BOMBAY— A Massachusetts man believes he has a gold mine at the end of a dead-end road in Bombay.
Peter Paquin is growing cranberries on 67 acres there and has four plots in different stages of growth.
He can harvest between 20,000 and 25,000 pounds of berries per acre, and at 45 to 50 cents per pound, the profits from those tangy berries are pretty sweet.
He actually made 80 cents a pound last year when the market was good.
Paquin recently conducted a tour of his operation, attracting more than 35 people from as far away as Rainbow Lake, Ausable and Sodus.
They bundled in long sleeves and fleece jackets against the 48-degree temperatures and learned how to plant and harvest small bogs of their own.
Paquin said he started out in 1976 as a logger and sawmill owner not far from Plymouth, Mass., "where I would buy the land, cut logs and sell the land again.
"One place I bought had about four acres of cranberry bogs on it. It didn't take long before I found out I could make more money on cranberries than I was making at the sawmill."
He said Massachusetts has a long tradition of growing cranberries and that he grew up with the business all around him. He even made cranberry wine.
Now, he has a successful 80-acre parcel producing tons of cranberries there and purchased the Bombay land about four years ago.
Paquin plants 1½ tons of cranberries per acre and harvests about 25,000 pounds of fruit per acre at his Massachusetts site.
The plants are small, low-growing clusters with tiny red leaves that trail in all directions and produce small roots, or uprights, on which the fruit grows.
Despite the portrayal in a television commercial of two men dressed in chest waders standing in high water amid a sea of floating cranberries, the fields are only flooded at harvest.
The ripened fruit floats to the surface and is scooped off of the bog into a special machine that separates the leaves from berries, which are then measured into hundredweight quantities the same as milk.
They are not suspended in liquid. The berries are shipped in 1,000-pound crates and frozen upon delivery to New York markets as well as those in Canada, he said.
Paquin believes the cranberry industry could thrive in the North Country because of its unique soil, water supplies and extreme seasonal weather.
The pH level of the clay on his property seems ideal for his purpose and creates a foundation for a 6-inch to 7-inch layer of sand spread on top. Irrigation ditches surround each bog and the sprinkler system arcs streams of water all over the youngest planting fields.
"There's a better yield here, and the climate is better here," Paquin said.
He has 40 bee hives situated about one per acre throughout the property for pollination.
His land has frontage on the St.

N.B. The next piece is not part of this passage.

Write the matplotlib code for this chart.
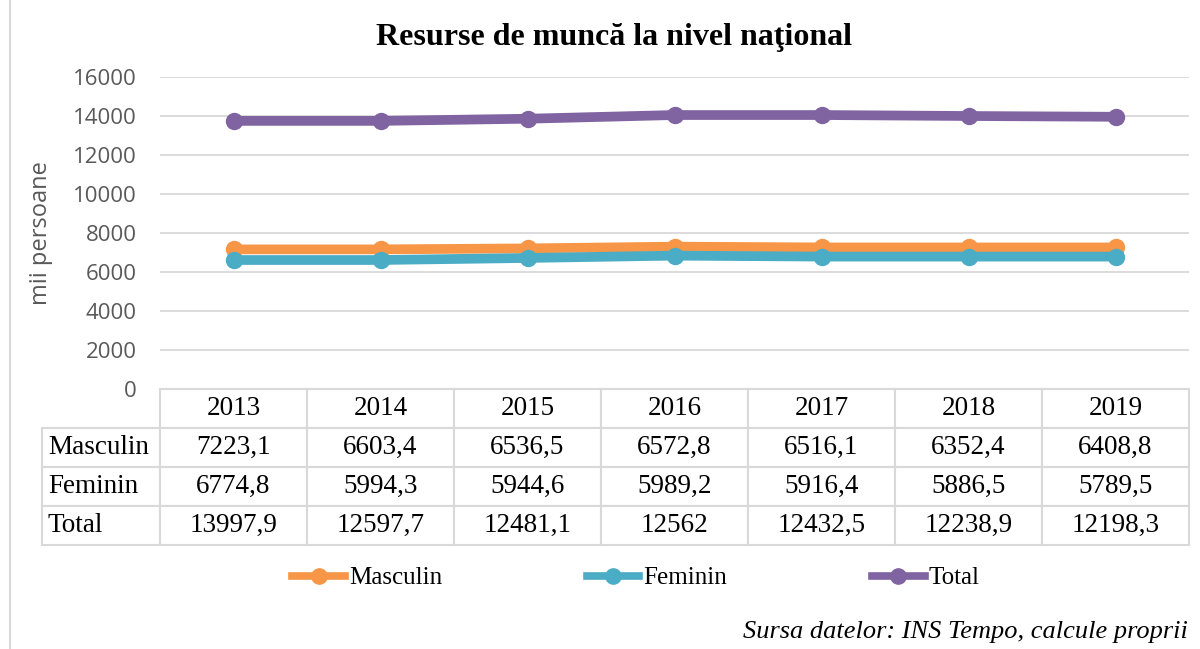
import matplotlib.pyplot as plt
from matplotlib.lines import Line2D

years = ["2013", "2014", "2015", "2016", "2017", "2018", "2019"]
series_names = ["Masculin", "Feminin", "Total"]

masculin_plot = [7160, 7160, 7210, 7300, 7260, 7260, 7260]
feminin_plot = [6615, 6615, 6720, 6840, 6790, 6790, 6790]
total_plot = [13750, 13750, 13860, 14050, 14050, 14000, 13960]

# values as written in the data table
masculin_tab = ["7223,1", "6603,4", "6536,5", "6572,8", "6516,1", "6352,4", "6408,8"]
feminin_tab = ["6774,8", "5994,3", "5944,6", "5989,2", "5916,4", "5886,5", "5789,5"]
total_tab = ["13997,9", "12597,7", "12481,1", "12562", "12432,5", "12238,9", "12198,3"]

colors = ["#F79646", "#4BACC6", "#8064A2"]
serif = "Liberation Serif"
grid_col = "#d9d9d9"

fig = plt.figure(figsize=(12, 6.49), dpi=100)
ax = fig.add_axes([160 / 1200, 1 - 389 / 649, 1029 / 1200, 312 / 649])

x = list(range(len(years)))
for vals, name, col in zip([masculin_plot, feminin_plot, total_plot], series_names, colors):
    ax.plot(x, vals, color=col, linewidth=7, marker="o", markersize=11.5,
            label=name, solid_capstyle="butt", zorder=3)

ax.set_xlim(-0.5, len(years) - 0.5)
ax.set_ylim(0, 16000)
ax.set_yticks(range(0, 16001, 2000))
ax.set_xticks([])
ax.yaxis.grid(True, color=grid_col, linewidth=1.3)
ax.set_axisbelow(True)
for s in ax.spines.values():
    s.set_visible(False)
ax.tick_params(axis="y", length=0, pad=17, labelsize=16, labelcolor="#595959")
for lbl in ax.get_yticklabels():
    lbl.set_family("Open Sans")
ax.set_ylabel("mii persoane", fontsize=17, color="#595959", family="Open Sans", labelpad=14)

# data table under the plot; first column holds the series names
rows = [[n] + v for n, v in zip(series_names, [masculin_tab, feminin_tab, total_tab])]
label_w = 118
col_w = 147
total_w = label_w + col_w * len(years)
x0 = -label_w / (col_w * len(years))
tbl = ax.table(cellText=rows, colLabels=[""] + years,
               colWidths=[label_w / total_w] + [col_w / total_w] * len(years),
               cellLoc="center", bbox=[x0, -0.5, 1 - x0, 0.5])
tbl.auto_set_font_size(False)
for (r, c), cell in tbl.get_celld().items():
    cell.set_edgecolor(grid_col)
    cell.set_linewidth(1.5)
    cell.set_text_props(fontsize=19.5, family=serif, color="black")
    if c == 0:
        cell.set_text_props(ha="left")
        cell.PAD = 0.05
    if r == 0 and c == 0:
        cell.visible_edges = ""

fig.text(0.512, 1 - 37 / 649, "Resurse de muncă la nivel naţional", ha="center", va="center",
         fontsize=23, fontweight="bold", family=serif)

handles = [Line2D([0], [0], color=c, linewidth=5.5, marker="o", markersize=11) for c in colors]
fig.legend(handles, series_names, loc="center", bbox_to_anchor=(636 / 1200, 1 - 578 / 649),
           ncol=3, frameon=False, prop={"family": serif, "size": 18},
           handlelength=2.1, handletextpad=0.16, columnspacing=5.8)

fig.text(1188 / 1200, 1 - 632 / 649, "Sursa datelor: INS Tempo, calcule proprii", ha="right",
         va="center", fontsize=19, style="italic", family=serif)

fig.add_artist(Line2D([10 / 1200, 10 / 1200], [0, 1], color=grid_col, linewidth=1.5))

plt.savefig("out.png", dpi=100)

Regis River for an inexhaustible supply of available water. "We have our own canals that feed the bogs, but we also have the river," he said.
Plantings are done in May, "no later than Memorial Day," Paquin said.
A planting machine pokes a few inches deep into the ground and inserts the stems, and a rolling weight follows the auger blades to cover them.
The stems are watered frequently, and each produces 200 uprights per square foot as their runners extend.
Paquin said cranberries root easily and produce the first crop the third year after planting. He said very little waste is produced, few weeds grow and deer don't eat too many berries.
However, they do trek through the patches of growth and crush the delicate plants, he said. Harvest begins in mid-October and takes about 10 days.
If there is a chance an early North Country frost could get the plants, "I run the sprinklers to keep them from freezing," he said.
The fields are frozen after harvest by flooding them by Dec. 15.
A month later, the water is drained off, leaving an optimum 8-inch-thick layer of ice to protect the plants.
"There is oxygen under the ice," Paquin said.
The plants can also be kept under a consistent 8 inches of snow, but if the snow melts during a mid-winter thaw and the plants are exposed, they die.
The berry plants remain frozen until the spring thaw, usually around March 15, and the next growing season begins.
He said that with the equipment and plants needed, it costs between $18,000 and $20,000 an acre to start a large cranberry operation.
"But if you can wait the three years, the crop you'll have in the fourth year will be as valuable as what you put into it," Paquin said. "And it lasts forever."